* **Problem to work on**: Starting at the line that contains "Generate a web" and stopping after the line that contains "3.5, 4, 4.5, 5];", copy the lines exactly. Pictures are left out.

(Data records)
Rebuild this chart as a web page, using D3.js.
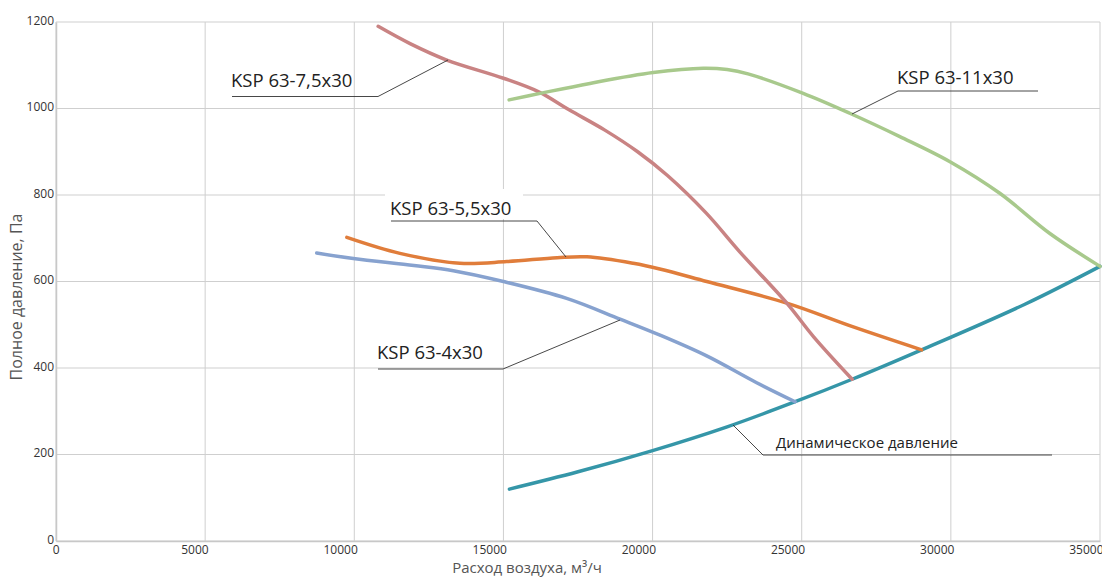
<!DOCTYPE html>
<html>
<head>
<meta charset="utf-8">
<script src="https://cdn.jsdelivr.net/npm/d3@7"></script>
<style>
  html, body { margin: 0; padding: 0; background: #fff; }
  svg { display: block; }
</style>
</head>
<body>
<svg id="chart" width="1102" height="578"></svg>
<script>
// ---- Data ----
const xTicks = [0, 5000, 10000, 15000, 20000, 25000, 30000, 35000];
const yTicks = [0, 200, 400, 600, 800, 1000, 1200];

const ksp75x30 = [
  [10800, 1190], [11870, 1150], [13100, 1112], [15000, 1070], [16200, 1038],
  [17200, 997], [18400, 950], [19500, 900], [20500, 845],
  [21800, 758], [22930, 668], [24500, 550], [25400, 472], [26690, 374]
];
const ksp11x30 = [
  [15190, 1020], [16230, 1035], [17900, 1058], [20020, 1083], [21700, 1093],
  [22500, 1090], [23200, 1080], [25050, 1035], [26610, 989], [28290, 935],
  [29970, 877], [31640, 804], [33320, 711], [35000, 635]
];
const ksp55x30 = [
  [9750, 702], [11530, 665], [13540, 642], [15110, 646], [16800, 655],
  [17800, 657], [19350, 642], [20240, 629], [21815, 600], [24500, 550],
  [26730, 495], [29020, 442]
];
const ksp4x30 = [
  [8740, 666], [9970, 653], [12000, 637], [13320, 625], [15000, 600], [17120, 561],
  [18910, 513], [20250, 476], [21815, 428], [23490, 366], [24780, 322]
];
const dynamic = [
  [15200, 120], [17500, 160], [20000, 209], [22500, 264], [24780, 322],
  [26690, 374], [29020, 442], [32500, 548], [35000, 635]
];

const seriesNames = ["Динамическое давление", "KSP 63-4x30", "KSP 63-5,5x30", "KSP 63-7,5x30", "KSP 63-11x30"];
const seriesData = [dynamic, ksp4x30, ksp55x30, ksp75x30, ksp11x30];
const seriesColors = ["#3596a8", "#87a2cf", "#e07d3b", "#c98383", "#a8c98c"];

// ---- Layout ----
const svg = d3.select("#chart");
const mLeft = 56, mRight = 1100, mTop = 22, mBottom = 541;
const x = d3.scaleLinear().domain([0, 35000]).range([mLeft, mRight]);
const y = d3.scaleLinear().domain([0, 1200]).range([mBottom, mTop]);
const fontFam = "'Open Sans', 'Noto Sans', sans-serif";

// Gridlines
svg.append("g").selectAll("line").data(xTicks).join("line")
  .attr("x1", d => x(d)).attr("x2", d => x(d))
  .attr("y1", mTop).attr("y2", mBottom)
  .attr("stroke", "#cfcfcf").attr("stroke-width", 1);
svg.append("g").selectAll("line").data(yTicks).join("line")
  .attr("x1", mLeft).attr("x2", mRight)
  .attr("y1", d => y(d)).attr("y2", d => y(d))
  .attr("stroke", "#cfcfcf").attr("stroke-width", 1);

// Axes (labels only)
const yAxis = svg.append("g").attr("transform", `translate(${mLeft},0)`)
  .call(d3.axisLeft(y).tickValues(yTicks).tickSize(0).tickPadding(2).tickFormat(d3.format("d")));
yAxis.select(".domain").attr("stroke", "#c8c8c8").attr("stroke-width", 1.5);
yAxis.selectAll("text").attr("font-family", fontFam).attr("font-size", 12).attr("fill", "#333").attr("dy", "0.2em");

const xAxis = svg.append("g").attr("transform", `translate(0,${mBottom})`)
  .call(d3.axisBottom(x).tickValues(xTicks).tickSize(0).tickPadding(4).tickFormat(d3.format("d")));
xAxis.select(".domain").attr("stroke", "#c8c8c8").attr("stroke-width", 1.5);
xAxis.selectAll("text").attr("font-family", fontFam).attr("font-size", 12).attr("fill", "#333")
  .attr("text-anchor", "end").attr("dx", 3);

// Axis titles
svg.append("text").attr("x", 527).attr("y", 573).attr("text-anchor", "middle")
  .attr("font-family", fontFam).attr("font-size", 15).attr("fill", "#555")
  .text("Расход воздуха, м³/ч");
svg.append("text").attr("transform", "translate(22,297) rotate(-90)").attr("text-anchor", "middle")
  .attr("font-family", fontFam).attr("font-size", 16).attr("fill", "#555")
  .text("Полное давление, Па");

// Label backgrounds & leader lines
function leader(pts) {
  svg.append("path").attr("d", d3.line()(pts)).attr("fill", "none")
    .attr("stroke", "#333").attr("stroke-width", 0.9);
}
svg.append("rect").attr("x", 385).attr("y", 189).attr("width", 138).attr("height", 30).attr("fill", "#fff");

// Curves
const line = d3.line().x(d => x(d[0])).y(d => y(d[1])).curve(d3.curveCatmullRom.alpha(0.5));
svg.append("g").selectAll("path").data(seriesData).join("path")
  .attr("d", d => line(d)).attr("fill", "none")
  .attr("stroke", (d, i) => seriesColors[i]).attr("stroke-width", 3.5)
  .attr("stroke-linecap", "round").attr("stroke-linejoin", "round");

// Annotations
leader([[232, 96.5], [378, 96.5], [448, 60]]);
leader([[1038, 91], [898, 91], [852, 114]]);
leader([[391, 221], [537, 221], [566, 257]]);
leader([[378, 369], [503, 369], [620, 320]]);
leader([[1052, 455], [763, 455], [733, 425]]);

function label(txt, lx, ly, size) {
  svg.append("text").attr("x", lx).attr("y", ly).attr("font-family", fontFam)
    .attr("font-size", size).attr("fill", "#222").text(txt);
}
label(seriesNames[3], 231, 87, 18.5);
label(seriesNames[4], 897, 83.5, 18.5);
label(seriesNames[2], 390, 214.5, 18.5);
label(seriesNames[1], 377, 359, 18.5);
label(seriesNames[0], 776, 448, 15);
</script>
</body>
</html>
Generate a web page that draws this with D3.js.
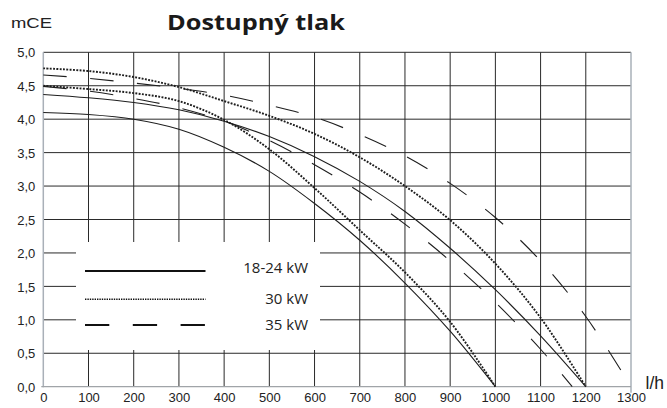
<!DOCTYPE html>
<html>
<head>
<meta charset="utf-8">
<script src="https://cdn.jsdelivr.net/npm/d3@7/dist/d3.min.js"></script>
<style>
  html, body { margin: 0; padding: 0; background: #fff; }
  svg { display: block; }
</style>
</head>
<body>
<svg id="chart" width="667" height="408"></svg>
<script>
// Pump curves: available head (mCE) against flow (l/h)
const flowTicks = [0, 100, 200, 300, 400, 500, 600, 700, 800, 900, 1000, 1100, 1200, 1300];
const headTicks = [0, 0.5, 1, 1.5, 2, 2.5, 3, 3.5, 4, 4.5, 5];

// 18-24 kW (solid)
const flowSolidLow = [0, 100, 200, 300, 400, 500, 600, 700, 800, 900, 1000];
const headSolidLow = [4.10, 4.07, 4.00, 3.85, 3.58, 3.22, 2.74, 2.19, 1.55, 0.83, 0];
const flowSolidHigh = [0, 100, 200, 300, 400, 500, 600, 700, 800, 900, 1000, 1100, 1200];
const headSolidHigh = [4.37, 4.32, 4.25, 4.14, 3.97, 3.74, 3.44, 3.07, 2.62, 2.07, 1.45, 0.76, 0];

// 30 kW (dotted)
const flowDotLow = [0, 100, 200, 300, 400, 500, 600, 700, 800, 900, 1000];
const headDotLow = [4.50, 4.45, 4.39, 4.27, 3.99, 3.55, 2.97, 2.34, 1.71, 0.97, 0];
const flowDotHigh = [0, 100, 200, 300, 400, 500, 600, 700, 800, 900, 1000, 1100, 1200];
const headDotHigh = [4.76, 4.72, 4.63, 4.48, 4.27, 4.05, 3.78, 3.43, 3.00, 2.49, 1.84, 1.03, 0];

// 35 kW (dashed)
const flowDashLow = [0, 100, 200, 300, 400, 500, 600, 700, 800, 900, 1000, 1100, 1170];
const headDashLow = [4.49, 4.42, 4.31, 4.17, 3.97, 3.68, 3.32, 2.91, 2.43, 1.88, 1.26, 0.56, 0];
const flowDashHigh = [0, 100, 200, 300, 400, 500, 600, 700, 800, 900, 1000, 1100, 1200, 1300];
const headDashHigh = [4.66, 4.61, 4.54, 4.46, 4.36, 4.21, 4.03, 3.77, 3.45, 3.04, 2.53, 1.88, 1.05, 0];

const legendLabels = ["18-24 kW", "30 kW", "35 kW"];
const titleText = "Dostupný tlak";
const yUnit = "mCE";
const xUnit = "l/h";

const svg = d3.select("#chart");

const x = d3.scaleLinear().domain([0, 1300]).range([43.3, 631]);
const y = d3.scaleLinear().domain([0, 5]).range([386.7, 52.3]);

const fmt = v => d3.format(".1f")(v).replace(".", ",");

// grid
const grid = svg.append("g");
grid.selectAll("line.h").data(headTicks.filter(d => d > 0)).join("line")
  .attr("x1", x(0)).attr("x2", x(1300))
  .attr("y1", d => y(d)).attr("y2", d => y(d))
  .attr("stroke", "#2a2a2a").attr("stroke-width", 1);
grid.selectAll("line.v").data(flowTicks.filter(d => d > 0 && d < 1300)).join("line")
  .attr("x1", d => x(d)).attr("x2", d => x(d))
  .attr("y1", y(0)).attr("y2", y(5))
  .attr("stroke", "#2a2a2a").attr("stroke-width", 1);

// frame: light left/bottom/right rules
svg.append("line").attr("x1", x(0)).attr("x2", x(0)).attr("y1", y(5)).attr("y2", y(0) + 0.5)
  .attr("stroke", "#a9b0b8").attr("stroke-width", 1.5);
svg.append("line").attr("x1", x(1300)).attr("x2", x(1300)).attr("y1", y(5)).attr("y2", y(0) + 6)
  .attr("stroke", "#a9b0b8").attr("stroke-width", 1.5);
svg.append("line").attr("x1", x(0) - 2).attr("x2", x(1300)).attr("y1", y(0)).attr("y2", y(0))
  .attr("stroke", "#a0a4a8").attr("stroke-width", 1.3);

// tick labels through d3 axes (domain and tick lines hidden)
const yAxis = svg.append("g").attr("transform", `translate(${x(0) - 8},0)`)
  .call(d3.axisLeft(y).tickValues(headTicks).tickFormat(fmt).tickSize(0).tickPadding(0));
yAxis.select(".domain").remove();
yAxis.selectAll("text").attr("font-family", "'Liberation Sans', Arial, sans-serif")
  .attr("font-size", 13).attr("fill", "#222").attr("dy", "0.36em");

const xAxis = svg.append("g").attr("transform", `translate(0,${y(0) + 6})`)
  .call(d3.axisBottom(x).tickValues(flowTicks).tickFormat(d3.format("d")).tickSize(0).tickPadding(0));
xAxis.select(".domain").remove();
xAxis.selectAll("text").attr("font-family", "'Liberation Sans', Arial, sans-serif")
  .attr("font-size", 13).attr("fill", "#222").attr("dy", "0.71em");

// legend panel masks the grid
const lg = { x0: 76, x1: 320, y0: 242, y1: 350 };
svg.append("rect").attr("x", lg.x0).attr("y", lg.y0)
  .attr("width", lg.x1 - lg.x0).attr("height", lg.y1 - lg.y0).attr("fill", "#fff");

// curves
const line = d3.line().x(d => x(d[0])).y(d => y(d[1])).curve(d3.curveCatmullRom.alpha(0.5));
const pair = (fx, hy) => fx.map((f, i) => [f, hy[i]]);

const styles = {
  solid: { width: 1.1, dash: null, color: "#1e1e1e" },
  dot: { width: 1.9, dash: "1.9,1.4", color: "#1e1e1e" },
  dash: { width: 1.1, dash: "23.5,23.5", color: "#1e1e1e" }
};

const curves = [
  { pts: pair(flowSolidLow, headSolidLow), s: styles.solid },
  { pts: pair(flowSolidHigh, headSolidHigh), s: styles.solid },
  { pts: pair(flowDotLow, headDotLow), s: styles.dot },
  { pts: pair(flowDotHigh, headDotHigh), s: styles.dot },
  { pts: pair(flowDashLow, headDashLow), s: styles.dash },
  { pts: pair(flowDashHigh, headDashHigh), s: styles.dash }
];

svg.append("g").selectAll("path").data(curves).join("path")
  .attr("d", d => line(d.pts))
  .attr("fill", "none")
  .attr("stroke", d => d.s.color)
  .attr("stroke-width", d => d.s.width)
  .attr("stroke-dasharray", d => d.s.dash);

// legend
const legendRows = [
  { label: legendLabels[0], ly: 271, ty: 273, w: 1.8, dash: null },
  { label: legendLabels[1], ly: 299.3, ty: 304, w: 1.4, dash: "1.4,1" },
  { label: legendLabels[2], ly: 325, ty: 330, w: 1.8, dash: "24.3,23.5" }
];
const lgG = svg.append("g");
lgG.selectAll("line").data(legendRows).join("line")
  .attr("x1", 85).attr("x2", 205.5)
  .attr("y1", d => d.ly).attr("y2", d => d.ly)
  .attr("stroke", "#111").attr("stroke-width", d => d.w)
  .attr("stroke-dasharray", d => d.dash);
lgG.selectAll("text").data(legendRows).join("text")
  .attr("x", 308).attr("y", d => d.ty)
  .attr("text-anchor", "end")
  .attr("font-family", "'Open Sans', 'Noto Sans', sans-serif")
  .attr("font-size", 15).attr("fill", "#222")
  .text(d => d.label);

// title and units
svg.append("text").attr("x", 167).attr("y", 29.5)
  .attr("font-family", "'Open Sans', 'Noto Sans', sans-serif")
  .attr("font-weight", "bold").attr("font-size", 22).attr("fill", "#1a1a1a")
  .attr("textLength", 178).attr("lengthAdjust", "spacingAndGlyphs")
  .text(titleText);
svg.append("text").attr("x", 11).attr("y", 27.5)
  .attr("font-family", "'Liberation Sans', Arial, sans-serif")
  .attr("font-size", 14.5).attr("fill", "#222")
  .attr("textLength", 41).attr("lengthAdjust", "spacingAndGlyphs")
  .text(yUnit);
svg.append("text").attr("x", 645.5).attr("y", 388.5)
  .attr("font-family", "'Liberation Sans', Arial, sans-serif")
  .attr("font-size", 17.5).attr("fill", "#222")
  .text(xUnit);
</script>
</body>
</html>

* **Exercise solution**:
Generate a web page that draws this with D3.js.
<!DOCTYPE html>
<html>
<head>
<meta charset="utf-8">
<script src="https://cdn.jsdelivr.net/npm/d3@7/dist/d3.min.js"></script>
<style>
  html, body { margin: 0; padding: 0; background: #fff; }
  svg { display: block; }
</style>
</head>
<body>
<svg id="chart" width="667" height="408"></svg>
<script>
// Pump curves: available head (mCE) against flow (l/h)
const flowTicks = [0, 100, 200, 300, 400, 500, 600, 700, 800, 900, 1000, 1100, 1200, 1300];
const headTicks = [0, 0.5, 1, 1.5, 2, 2.5, 3, 3.5, 4, 4.5, 5];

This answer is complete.